Overall, a bonus issue unlocks more value from a stock for investors. The capitalisation of profit improves the company’s creditworthiness and position in the market, and if its fundamentals are sound, the stock can give good long-term returns to investors.

Stock splits

When a company’s stock price is too high, investors may find it difficult to purchase shares. The purpose of dividing a company’s share price—splitting its stocks—is to lower the price of a share to make it more appealing to investors and improve liquidity. A stock split breaks a share into more shares based on a proportion, and while the number of outstanding shares rises, the total value of all shares outstanding remains unchanged.

A company may perform a stock split if its stock price is perceived to be higher than that of its competitors and or the industry standard. The move effectively lowers the denomination of a stock, which investors may be more inclined to buy. 

For example, if a company performs a stock split of 1:2, one share becomes two. An investor holding 100 shares of Rs 100 each has an investment value of Rs 10000. After a 1:2 split, the investor now has 200 shares of Rs 50 each, with the investment value remaining the same.

The effect of stock splits

Like bonus shares, stock splits decrease the price per share, making it more affordable for new investors. Stock splits increase liquidity since there are more shares outstanding. This action usually sparks investor interest, leading to an increase in trading, and can positively impact the stock price.

Often the stock price reaches the pre-stock split level, making the company split its stock again. Many companies have split their stock multiple times over the years, and shareholders have been rewarded with an increasing stake without additional buys.

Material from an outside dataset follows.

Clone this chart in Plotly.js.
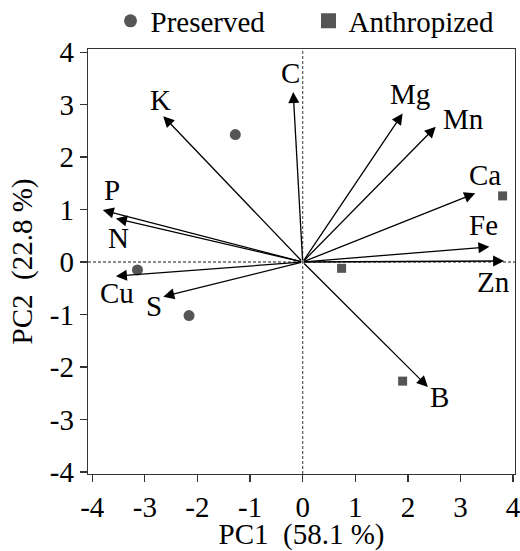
<!DOCTYPE html>
<html>
<head>
<meta charset="utf-8">
<script src="https://cdn.plot.ly/plotly-3.0.1.min.js"></script>
<style>html,body{margin:0;padding:0;background:#fff;}#chart{width:520px;height:551px;}</style>
</head>
<body>
<div id="chart"></div>
<script>
// Loadings (arrow tips)
var variables = ['C', 'K', 'Mg', 'Mn', 'Ca', 'Fe', 'Zn', 'B', 'P', 'N', 'Cu', 'S'];
var loadPC1 = [-0.18, -2.65, 1.90, 2.53, 3.28, 3.55, 3.83, 2.38, -3.80, -3.55, -3.55, -2.65];
var loadPC2 = [3.24, 2.78, 2.83, 2.58, 1.31, 0.29, 0.02, -2.38, 0.99, 0.83, -0.27, -0.66];

// Scores
var preservedPC1 = [-1.28, -3.14, -2.16];
var preservedPC2 = [2.43, -0.15, -1.02];
var anthroPC1 = [3.80, 0.74, 1.90];
var anthroPC2 = [1.26, -0.12, -2.27];

var tickVals = [-4, -3, -2, -1, 0, 1, 2, 3, 4];
var tickText = ['-4', '-3', '-2', '-1', '0', '1', '2', '3', '4'];

// label pixel offsets from arrow tips (layout only)
var labelShift = {
  C: [-3, 19], K: [-3, 16], Mg: [7, 20], Mn: [28, 8], Ca: [10, 18], Fe: [-6, 22],
  Zn: [-11, -21], B: [12, -10], P: [9, 20], N: [3, -20], Cu: [1, -17], S: [-9, -9]
};

var FONT = 'Liberation Serif, Times New Roman, serif';
var FS = 29;
var markerColor = '#555555';

var traces = [
  {x: preservedPC1, y: preservedPC2, type: 'scatter', mode: 'markers', showlegend: false,
   marker: {symbol: 'circle', size: 11, color: markerColor}},
  {x: anthroPC1, y: anthroPC2, type: 'scatter', mode: 'markers', showlegend: false,
   marker: {symbol: 'square', size: 9, color: markerColor}},
  {x: [null], y: [null], type: 'scatter', mode: 'markers', name: 'Preserved',
   marker: {symbol: 'circle', size: 13, color: markerColor}},
  {x: [null], y: [null], type: 'scatter', mode: 'markers', name: 'Anthropized',
   marker: {symbol: 'square', size: 15, color: markerColor}}
];

var annotations = [];
for (var i = 0; i < variables.length; i++) {
  annotations.push({
    x: loadPC1[i], y: loadPC2[i], xref: 'x', yref: 'y',
    ax: 0, ay: 0, axref: 'x', ayref: 'y',
    showarrow: true, arrowhead: 2, arrowsize: 1.7, arrowwidth: 1.3,
    arrowcolor: '#000', standoff: 0, startstandoff: 0, text: ''
  });
  var s = labelShift[variables[i]];
  annotations.push({
    x: loadPC1[i], y: loadPC2[i], xref: 'x', yref: 'y',
    xshift: s[0], yshift: s[1], showarrow: false,
    text: variables[i], font: {family: FONT, size: FS, color: '#000'},
    xanchor: 'center', yanchor: 'middle'
  });
}

var layout = {
  width: 520, height: 551,
  margin: {l: 88, r: 5, t: 49, b: 77},
  paper_bgcolor: '#fff', plot_bgcolor: '#fff',
  font: {family: FONT, size: FS, color: '#000'},
  showlegend: true,
  legend: {
    orientation: 'h', xref: 'container', yref: 'container',
    x: 110.5 / 520, xanchor: 'left', y: 1 - 21 / 551, yanchor: 'middle',
    font: {family: FONT, size: FS, color: '#000'},
    entrywidth: 153, entrywidthmode: 'pixels', bgcolor: 'rgba(0,0,0,0)', borderwidth: 0
  },
  xaxis: {
    range: [-4.08, 4.036], tickvals: tickVals, ticktext: tickText,
    showgrid: false, zeroline: false, showline: true, mirror: true,
    linecolor: '#333', linewidth: 1.3, ticks: 'outside', ticklen: 7, tickwidth: 1.3, tickcolor: '#333',
    ticklabeloverflow: 'allow',
    tickfont: {family: FONT, size: FS, color: '#000'},
    title: {text: 'PC1\u00a0\u00a0(58.1 %)', font: {family: FONT, size: FS, color: '#000'}, standoff: 6}
  },
  yaxis: {
    range: [-4.04, 4.06], tickvals: tickVals, ticktext: tickText,
    showgrid: false, zeroline: false, showline: true, mirror: true,
    linecolor: '#333', linewidth: 1.3, ticks: 'outside', ticklen: 7, tickwidth: 1.3, tickcolor: '#333',
    ticklabeloverflow: 'allow',
    tickfont: {family: FONT, size: FS, color: '#000'},
    title: {text: 'PC2\u00a0\u00a0(22.8 %)', font: {family: FONT, size: FS, color: '#000'}, standoff: 8}
  },
  shapes: [
    {type: 'line', xref: 'x', yref: 'paper', x0: 0, x1: 0, y0: 0, y1: 1,
     line: {color: '#666', width: 1.3, dash: '3px,2px'}},
    {type: 'line', xref: 'paper', yref: 'y', x0: 0, x1: 1, y0: 0, y1: 0,
     line: {color: '#666', width: 1.3, dash: '3px,2px'}}
  ],
  annotations: annotations
};

Plotly.newPlot('chart', traces, layout, {displayModeBar: false, staticPlot: true});
</script>
</body>
</html>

Stock splits are also considered an indication of executive confidence in a company’s prospects. Investors are bullish when a fundamentally strong company does a stock split as it’s a positive indicator of potential growth.

Bottom line

As investors look to delve into stocks that promise high long-term returns, it is natural for companies to make their stocks as attractive as possible for buyers. Bonus shares and stock splits, while not changing the investment’s market value, help investors discover value in stocks by making them more affordable. No wonder then, after bonus shares have been issued or stock has been split, stock prices often rise in a show of investor interest and higher demand for the stock.